Objective -> Reproduce the listing below verbatim.

--- Collected data ---

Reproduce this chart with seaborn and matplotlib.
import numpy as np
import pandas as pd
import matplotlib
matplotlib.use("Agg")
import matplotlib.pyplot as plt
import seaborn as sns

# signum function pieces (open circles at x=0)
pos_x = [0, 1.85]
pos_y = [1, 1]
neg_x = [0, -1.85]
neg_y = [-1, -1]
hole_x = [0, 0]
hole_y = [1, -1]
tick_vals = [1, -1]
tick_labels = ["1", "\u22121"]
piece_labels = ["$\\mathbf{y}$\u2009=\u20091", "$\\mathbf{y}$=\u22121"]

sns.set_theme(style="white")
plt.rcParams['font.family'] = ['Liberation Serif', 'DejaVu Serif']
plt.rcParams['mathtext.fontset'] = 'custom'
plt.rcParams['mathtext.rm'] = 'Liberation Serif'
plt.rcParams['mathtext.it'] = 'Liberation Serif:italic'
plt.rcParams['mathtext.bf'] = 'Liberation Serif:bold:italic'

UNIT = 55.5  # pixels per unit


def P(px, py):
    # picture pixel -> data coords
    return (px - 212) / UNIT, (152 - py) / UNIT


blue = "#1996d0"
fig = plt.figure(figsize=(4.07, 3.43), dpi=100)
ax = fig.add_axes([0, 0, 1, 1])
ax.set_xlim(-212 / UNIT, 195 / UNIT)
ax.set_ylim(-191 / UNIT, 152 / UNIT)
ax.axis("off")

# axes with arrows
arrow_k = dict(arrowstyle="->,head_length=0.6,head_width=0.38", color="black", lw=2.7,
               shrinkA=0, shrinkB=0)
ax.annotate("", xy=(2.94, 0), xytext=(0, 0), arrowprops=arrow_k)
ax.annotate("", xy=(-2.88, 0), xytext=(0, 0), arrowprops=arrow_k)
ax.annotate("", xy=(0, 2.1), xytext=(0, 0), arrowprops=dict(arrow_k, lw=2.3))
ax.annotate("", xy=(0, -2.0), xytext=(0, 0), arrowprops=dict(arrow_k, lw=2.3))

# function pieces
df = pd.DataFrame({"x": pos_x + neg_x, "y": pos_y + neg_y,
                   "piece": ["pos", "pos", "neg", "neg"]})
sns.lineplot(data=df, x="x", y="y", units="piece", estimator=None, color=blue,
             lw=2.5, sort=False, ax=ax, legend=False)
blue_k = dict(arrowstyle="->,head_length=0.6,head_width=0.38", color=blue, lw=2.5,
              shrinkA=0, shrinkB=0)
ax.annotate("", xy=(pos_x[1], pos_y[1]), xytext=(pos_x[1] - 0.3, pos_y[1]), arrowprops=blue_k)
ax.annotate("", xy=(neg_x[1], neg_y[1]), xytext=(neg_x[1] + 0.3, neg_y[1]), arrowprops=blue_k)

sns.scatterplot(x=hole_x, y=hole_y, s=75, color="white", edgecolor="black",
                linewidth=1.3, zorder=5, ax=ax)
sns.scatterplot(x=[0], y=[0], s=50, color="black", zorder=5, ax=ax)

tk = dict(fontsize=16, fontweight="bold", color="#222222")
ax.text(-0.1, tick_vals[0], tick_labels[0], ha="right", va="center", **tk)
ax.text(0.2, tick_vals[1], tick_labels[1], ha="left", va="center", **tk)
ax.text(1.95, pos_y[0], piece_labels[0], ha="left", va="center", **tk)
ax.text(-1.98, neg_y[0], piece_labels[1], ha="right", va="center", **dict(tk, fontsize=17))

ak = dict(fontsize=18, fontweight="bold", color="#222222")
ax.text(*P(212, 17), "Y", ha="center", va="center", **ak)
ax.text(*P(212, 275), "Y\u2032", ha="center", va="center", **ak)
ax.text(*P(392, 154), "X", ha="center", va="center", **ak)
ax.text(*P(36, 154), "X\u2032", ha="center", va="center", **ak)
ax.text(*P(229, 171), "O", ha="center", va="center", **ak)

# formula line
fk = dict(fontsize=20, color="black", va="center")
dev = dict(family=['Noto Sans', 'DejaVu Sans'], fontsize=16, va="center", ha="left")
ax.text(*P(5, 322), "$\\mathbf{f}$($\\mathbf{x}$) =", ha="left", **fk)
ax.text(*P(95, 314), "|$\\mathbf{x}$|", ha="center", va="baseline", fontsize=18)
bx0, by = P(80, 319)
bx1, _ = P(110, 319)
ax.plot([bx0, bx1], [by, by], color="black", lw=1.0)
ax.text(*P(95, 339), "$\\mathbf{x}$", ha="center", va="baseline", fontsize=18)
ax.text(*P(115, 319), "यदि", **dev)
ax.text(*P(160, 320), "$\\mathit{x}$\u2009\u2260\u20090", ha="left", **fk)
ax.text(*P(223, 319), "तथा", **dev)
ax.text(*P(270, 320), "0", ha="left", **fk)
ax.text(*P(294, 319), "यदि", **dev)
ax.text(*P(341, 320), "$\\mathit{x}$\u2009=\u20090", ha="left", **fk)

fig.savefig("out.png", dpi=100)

---

Exercise result ->
Reproduce this chart with seaborn and matplotlib.
import numpy as np
import pandas as pd
import matplotlib
matplotlib.use("Agg")
import matplotlib.pyplot as plt
import seaborn as sns

# signum function pieces (open circles at x=0)
pos_x = [0, 1.85]
pos_y = [1, 1]
neg_x = [0, -1.85]
neg_y = [-1, -1]
hole_x = [0, 0]
hole_y = [1, -1]
tick_vals = [1, -1]
tick_labels = ["1", "\u22121"]
piece_labels = ["$\\mathbf{y}$\u2009=\u20091", "$\\mathbf{y}$=\u22121"]

sns.set_theme(style="white")
plt.rcParams['font.family'] = ['Liberation Serif', 'DejaVu Serif']
plt.rcParams['mathtext.fontset'] = 'custom'
plt.rcParams['mathtext.rm'] = 'Liberation Serif'
plt.rcParams['mathtext.it'] = 'Liberation Serif:italic'
plt.rcParams['mathtext.bf'] = 'Liberation Serif:bold:italic'

UNIT = 55.5  # pixels per unit


def P(px, py):
    # picture pixel -> data coords
    return (px - 212) / UNIT, (152 - py) / UNIT


blue = "#1996d0"
fig = plt.figure(figsize=(4.07, 3.43), dpi=100)
ax = fig.add_axes([0, 0, 1, 1])
ax.set_xlim(-212 / UNIT, 195 / UNIT)
ax.set_ylim(-191 / UNIT, 152 / UNIT)
ax.axis("off")

# axes with arrows
arrow_k = dict(arrowstyle="->,head_length=0.6,head_width=0.38", color="black", lw=2.7,
               shrinkA=0, shrinkB=0)
ax.annotate("", xy=(2.94, 0), xytext=(0, 0), arrowprops=arrow_k)
ax.annotate("", xy=(-2.88, 0), xytext=(0, 0), arrowprops=arrow_k)
ax.annotate("", xy=(0, 2.1), xytext=(0, 0), arrowprops=dict(arrow_k, lw=2.3))
ax.annotate("", xy=(0, -2.0), xytext=(0, 0), arrowprops=dict(arrow_k, lw=2.3))

# function pieces
df = pd.DataFrame({"x": pos_x + neg_x, "y": pos_y + neg_y,
                   "piece": ["pos", "pos", "neg", "neg"]})
sns.lineplot(data=df, x="x", y="y", units="piece", estimator=None, color=blue,
             lw=2.5, sort=False, ax=ax, legend=False)
blue_k = dict(arrowstyle="->,head_length=0.6,head_width=0.38", color=blue, lw=2.5,
              shrinkA=0, shrinkB=0)
ax.annotate("", xy=(pos_x[1], pos_y[1]), xytext=(pos_x[1] - 0.3, pos_y[1]), arrowprops=blue_k)
ax.annotate("", xy=(neg_x[1], neg_y[1]), xytext=(neg_x[1] + 0.3, neg_y[1]), arrowprops=blue_k)

sns.scatterplot(x=hole_x, y=hole_y, s=75, color="white", edgecolor="black",
                linewidth=1.3, zorder=5, ax=ax)
sns.scatterplot(x=[0], y=[0], s=50, color="black", zorder=5, ax=ax)

tk = dict(fontsize=16, fontweight="bold", color="#222222")
ax.text(-0.1, tick_vals[0], tick_labels[0], ha="right", va="center", **tk)
ax.text(0.2, tick_vals[1], tick_labels[1], ha="left", va="center", **tk)
ax.text(1.95, pos_y[0], piece_labels[0], ha="left", va="center", **tk)
ax.text(-1.98, neg_y[0], piece_labels[1], ha="right", va="center", **dict(tk, fontsize=17))

ak = dict(fontsize=18, fontweight="bold", color="#222222")
ax.text(*P(212, 17), "Y", ha="center", va="center", **ak)
ax.text(*P(212, 275), "Y\u2032", ha="center", va="center", **ak)
ax.text(*P(392, 154), "X", ha="center", va="center", **ak)
ax.text(*P(36, 154), "X\u2032", ha="center", va="center", **ak)
ax.text(*P(229, 171), "O", ha="center", va="center", **ak)

# formula line
fk = dict(fontsize=20, color="black", va="center")
dev = dict(family=['Noto Sans', 'DejaVu Sans'], fontsize=16, va="center", ha="left")
ax.text(*P(5, 322), "$\\mathbf{f}$($\\mathbf{x}$) =", ha="left", **fk)
ax.text(*P(95, 314), "|$\\mathbf{x}$|", ha="center", va="baseline", fontsize=18)
bx0, by = P(80, 319)
bx1, _ = P(110, 319)
ax.plot([bx0, bx1], [by, by], color="black", lw=1.0)
ax.text(*P(95, 339), "$\\mathbf{x}$", ha="center", va="baseline", fontsize=18)
ax.text(*P(115, 319), "यदि", **dev)
ax.text(*P(160, 320), "$\\mathit{x}$\u2009\u2260\u20090", ha="left", **fk)
ax.text(*P(223, 319), "तथा", **dev)
ax.text(*P(270, 320), "0", ha="left", **fk)
ax.text(*P(294, 319), "यदि", **dev)
ax.text(*P(341, 320), "$\\mathit{x}$\u2009=\u20090", ha="left", **fk)

fig.savefig("out.png", dpi=100)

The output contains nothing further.